Supplied data:
** begin **
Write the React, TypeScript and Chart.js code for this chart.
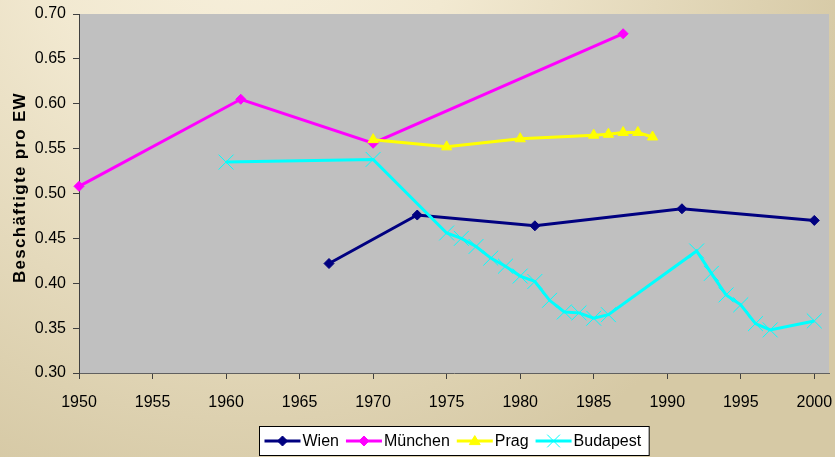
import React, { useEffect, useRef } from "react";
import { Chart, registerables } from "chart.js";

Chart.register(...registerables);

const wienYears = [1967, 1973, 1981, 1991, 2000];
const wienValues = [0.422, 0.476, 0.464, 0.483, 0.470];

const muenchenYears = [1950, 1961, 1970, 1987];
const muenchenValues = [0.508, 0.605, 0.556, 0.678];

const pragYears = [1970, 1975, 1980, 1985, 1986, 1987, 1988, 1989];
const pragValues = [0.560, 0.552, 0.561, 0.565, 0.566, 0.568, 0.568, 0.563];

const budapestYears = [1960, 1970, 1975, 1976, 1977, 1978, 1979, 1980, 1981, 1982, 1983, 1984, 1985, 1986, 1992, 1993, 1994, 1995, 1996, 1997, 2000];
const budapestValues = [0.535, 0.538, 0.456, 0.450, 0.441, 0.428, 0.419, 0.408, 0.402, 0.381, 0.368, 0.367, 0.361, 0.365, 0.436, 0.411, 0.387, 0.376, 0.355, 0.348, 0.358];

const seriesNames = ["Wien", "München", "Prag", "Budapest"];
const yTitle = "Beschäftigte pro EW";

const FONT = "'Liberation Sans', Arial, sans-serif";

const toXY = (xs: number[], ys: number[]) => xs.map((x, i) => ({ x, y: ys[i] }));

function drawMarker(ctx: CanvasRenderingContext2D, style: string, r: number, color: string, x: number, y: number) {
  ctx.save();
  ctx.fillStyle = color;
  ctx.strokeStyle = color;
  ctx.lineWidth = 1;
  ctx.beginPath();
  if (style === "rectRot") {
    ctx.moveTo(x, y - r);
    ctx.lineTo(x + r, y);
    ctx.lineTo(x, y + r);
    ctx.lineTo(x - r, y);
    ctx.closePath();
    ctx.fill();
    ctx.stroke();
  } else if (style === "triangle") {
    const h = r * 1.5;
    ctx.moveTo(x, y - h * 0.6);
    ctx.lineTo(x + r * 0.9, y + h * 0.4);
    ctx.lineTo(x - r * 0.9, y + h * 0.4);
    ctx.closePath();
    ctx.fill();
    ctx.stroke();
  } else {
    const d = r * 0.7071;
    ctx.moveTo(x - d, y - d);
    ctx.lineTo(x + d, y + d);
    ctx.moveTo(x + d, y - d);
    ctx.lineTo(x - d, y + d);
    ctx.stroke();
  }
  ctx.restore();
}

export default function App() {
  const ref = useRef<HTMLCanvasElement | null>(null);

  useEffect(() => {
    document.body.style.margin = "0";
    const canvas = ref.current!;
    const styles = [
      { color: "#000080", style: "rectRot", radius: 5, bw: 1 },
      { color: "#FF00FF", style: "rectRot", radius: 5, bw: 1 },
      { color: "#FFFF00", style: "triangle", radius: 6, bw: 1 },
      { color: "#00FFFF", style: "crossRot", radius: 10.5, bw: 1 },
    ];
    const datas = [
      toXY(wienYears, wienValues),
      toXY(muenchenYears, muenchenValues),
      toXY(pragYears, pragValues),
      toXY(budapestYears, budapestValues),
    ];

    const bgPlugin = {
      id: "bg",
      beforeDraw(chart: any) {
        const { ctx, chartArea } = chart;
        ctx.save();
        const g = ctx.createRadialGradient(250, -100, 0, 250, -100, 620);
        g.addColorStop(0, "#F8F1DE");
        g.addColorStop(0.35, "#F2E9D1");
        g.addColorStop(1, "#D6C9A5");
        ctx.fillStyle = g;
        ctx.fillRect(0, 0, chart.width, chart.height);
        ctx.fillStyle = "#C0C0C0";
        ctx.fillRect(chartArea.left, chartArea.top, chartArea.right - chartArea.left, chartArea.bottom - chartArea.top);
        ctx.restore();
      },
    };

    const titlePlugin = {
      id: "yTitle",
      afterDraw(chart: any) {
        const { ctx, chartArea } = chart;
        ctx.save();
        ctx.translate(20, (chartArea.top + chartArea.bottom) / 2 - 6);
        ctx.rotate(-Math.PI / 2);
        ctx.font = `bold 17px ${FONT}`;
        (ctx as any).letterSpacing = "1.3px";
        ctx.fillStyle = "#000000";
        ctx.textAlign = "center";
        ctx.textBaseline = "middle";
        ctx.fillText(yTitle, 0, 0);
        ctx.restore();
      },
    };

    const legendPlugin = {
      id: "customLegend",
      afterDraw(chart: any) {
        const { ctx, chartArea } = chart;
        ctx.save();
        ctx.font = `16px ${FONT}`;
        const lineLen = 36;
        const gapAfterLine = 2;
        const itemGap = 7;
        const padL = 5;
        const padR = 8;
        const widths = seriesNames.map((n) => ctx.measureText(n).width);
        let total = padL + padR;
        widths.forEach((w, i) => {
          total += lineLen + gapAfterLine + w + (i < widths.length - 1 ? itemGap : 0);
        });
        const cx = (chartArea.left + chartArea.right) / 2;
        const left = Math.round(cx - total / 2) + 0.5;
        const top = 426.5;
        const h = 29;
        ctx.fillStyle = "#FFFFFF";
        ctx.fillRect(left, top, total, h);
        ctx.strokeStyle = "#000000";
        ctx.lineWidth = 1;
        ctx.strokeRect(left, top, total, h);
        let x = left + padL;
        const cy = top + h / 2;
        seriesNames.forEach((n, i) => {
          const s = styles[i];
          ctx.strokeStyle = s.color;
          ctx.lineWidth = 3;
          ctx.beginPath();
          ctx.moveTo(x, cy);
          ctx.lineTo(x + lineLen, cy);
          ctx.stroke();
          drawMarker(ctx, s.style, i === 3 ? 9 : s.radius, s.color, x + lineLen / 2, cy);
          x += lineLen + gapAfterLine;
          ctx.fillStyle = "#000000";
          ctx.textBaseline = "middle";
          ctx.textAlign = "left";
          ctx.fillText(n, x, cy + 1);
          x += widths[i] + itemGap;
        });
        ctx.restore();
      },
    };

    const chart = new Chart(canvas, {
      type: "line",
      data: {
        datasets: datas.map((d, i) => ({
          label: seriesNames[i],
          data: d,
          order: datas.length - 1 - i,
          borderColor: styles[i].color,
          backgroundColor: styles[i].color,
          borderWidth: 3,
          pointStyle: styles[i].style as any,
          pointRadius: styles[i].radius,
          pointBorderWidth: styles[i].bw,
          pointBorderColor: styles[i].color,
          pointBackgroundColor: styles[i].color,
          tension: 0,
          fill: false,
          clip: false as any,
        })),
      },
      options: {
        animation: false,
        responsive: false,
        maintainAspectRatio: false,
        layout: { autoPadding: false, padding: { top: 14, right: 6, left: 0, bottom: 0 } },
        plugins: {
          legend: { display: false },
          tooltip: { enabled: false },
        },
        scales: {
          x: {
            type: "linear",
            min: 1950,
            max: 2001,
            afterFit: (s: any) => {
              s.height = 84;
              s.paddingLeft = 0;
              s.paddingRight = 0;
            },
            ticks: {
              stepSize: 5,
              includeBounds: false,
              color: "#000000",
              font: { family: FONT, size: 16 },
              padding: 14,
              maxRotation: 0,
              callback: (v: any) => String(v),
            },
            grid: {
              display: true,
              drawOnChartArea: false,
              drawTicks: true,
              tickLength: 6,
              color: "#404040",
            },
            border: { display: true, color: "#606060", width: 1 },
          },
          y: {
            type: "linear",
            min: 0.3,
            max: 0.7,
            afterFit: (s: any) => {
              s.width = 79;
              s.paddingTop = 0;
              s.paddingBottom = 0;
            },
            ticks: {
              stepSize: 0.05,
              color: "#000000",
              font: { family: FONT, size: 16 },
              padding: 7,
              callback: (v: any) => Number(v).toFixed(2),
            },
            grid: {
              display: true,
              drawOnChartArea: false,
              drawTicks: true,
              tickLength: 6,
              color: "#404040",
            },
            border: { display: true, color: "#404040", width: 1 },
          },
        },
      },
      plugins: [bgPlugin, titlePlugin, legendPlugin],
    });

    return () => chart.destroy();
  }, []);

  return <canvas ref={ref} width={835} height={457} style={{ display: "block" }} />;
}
** end **
Directions:
Give every line of the material that includes the string "React".

Answer to the problem:
Write the React, TypeScript and Chart.js code for this chart.
import React, { useEffect, useRef } from "react";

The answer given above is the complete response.